* _AIM_
Reply with one number only, the count of lines holding the string "diagram".

* _GIVEN DATA_
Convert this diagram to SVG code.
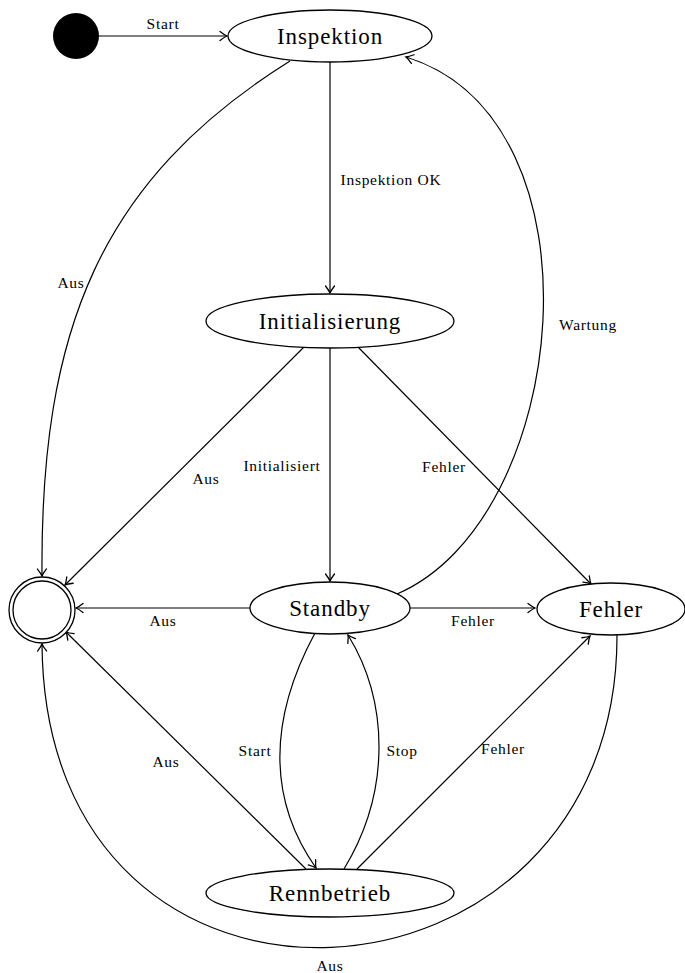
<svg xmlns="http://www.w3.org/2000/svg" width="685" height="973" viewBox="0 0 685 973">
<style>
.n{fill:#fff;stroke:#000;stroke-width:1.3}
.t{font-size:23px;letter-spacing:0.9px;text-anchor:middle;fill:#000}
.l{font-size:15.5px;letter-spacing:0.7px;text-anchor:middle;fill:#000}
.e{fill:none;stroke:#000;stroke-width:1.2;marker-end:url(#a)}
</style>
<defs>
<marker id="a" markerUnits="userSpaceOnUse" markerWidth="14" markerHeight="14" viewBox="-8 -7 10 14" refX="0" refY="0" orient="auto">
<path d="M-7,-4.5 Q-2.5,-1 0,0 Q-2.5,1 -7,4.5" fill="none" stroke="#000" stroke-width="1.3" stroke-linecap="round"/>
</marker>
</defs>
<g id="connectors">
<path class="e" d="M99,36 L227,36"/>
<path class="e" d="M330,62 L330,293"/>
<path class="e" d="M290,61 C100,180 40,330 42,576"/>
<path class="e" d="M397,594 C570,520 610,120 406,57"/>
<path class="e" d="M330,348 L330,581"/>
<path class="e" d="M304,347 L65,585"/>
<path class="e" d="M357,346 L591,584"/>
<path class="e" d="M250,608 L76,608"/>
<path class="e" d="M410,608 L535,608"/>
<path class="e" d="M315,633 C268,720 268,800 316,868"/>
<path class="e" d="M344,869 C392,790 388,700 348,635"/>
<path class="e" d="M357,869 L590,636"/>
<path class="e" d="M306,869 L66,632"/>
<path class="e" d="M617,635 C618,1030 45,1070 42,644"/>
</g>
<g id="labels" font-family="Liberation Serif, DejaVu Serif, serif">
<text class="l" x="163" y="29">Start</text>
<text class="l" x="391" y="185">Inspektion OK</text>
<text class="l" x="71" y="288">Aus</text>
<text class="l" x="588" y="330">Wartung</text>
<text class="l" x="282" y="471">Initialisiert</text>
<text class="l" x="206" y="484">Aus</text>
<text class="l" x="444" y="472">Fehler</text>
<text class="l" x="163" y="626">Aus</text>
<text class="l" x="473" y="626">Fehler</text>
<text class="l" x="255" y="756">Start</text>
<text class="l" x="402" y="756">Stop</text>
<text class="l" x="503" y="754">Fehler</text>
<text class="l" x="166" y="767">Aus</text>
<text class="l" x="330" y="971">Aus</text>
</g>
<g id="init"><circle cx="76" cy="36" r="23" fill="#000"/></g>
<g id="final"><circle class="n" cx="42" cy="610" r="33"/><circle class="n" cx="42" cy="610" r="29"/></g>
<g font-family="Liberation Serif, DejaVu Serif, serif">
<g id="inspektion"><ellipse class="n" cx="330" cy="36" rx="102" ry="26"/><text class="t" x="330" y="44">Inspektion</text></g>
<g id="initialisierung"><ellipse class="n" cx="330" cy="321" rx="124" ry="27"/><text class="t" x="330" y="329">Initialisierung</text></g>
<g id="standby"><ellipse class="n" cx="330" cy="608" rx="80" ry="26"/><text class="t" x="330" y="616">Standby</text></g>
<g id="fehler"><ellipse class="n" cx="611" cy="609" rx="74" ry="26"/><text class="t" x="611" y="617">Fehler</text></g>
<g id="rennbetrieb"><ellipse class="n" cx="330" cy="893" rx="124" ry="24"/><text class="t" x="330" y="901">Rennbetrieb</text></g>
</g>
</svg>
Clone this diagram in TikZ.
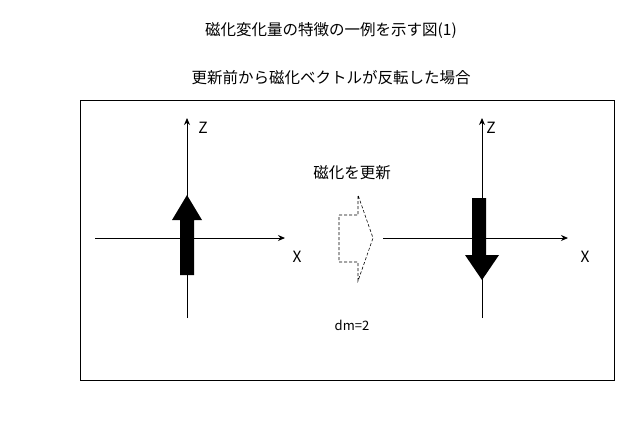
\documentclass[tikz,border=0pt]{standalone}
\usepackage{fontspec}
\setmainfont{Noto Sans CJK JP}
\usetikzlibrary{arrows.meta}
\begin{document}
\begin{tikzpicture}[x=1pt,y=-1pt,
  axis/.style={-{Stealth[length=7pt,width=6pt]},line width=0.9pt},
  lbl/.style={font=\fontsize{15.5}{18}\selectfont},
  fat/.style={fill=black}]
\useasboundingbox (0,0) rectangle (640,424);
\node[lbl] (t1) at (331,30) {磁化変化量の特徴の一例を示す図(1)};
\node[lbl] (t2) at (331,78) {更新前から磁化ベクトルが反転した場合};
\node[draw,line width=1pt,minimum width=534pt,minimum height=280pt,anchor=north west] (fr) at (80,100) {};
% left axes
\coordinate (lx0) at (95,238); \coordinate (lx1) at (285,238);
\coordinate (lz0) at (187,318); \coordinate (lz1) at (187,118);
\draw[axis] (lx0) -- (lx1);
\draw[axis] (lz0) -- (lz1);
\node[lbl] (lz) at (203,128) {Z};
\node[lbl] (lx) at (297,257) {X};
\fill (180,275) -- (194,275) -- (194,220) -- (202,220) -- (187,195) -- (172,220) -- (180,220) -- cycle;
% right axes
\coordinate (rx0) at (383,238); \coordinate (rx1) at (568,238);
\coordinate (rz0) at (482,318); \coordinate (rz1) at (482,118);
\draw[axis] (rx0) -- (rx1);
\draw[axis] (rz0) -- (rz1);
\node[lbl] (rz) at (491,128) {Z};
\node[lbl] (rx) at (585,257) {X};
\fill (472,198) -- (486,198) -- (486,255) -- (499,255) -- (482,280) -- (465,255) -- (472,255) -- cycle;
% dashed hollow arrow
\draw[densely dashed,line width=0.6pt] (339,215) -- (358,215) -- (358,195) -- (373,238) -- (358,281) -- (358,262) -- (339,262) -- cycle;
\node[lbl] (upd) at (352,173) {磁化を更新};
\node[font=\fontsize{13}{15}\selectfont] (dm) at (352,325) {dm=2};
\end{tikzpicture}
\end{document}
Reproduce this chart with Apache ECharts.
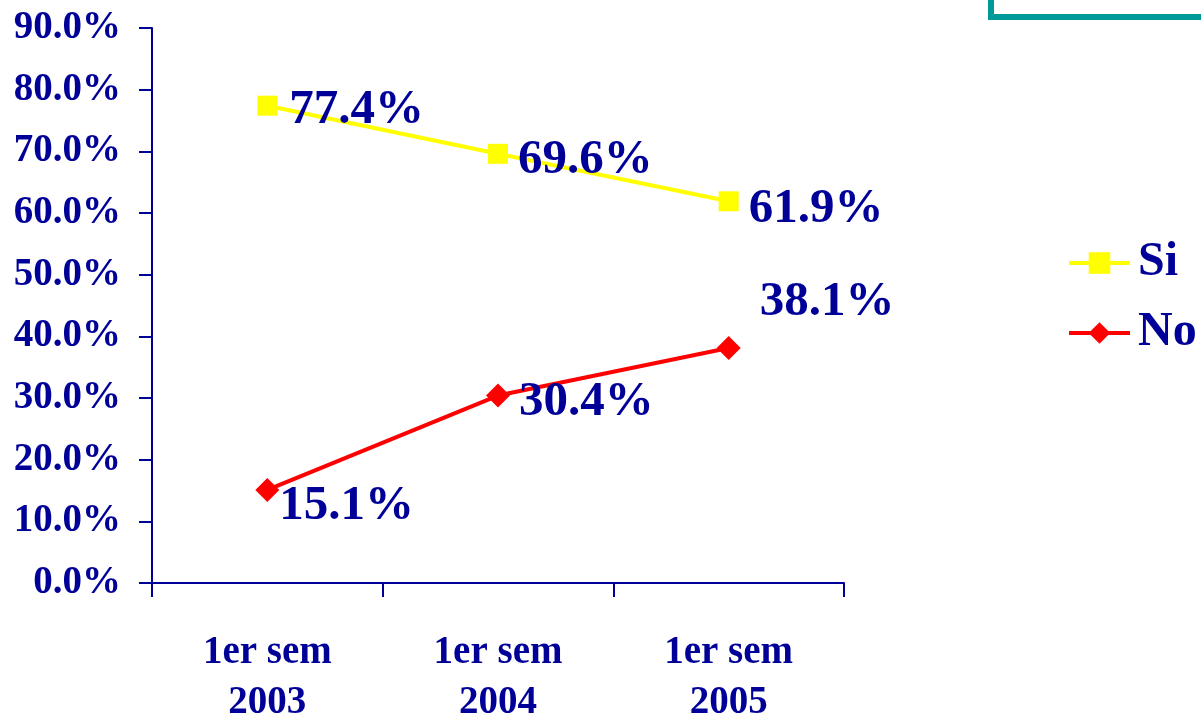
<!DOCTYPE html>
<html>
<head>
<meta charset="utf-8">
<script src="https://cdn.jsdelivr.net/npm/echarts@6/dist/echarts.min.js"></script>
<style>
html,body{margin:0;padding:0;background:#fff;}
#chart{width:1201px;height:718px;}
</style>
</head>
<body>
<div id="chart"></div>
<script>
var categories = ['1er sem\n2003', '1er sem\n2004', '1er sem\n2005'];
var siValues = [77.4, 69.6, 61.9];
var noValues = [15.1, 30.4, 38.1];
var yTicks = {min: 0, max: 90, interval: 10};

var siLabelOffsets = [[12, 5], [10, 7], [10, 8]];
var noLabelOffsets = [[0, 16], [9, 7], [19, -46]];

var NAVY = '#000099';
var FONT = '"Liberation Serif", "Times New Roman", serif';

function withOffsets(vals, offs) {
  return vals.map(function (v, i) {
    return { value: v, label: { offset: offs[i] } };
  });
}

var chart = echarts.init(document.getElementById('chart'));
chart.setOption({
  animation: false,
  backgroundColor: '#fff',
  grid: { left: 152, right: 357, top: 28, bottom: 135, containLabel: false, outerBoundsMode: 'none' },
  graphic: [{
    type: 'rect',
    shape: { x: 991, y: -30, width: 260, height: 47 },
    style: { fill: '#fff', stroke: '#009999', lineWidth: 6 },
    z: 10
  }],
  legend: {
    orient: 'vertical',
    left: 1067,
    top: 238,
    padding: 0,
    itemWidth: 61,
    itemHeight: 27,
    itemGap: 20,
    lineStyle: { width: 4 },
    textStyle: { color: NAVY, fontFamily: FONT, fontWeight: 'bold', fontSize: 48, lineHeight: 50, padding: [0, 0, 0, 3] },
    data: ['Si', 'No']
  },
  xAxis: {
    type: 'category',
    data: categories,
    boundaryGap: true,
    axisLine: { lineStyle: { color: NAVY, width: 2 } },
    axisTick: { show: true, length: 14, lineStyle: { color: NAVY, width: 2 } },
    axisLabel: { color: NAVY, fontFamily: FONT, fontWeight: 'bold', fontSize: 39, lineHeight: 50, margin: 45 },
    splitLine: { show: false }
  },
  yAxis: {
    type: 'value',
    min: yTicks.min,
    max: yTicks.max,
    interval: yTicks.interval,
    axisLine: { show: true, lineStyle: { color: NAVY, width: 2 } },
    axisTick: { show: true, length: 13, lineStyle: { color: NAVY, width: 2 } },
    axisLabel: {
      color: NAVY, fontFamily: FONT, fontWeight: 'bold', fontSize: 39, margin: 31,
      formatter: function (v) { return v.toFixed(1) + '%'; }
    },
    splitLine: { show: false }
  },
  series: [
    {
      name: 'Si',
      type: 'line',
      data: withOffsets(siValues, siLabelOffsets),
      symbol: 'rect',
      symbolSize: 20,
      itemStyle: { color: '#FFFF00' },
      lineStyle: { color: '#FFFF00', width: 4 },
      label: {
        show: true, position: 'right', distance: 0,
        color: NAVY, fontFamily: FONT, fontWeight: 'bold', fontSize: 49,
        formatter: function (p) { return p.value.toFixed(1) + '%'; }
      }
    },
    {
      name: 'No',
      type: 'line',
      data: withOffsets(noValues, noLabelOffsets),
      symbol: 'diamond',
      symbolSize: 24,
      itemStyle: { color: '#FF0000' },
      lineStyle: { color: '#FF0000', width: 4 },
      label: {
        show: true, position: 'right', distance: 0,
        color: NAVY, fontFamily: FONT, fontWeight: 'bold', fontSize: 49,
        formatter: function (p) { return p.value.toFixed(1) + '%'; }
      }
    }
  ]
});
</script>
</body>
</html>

* _TASK RESPONSE_
2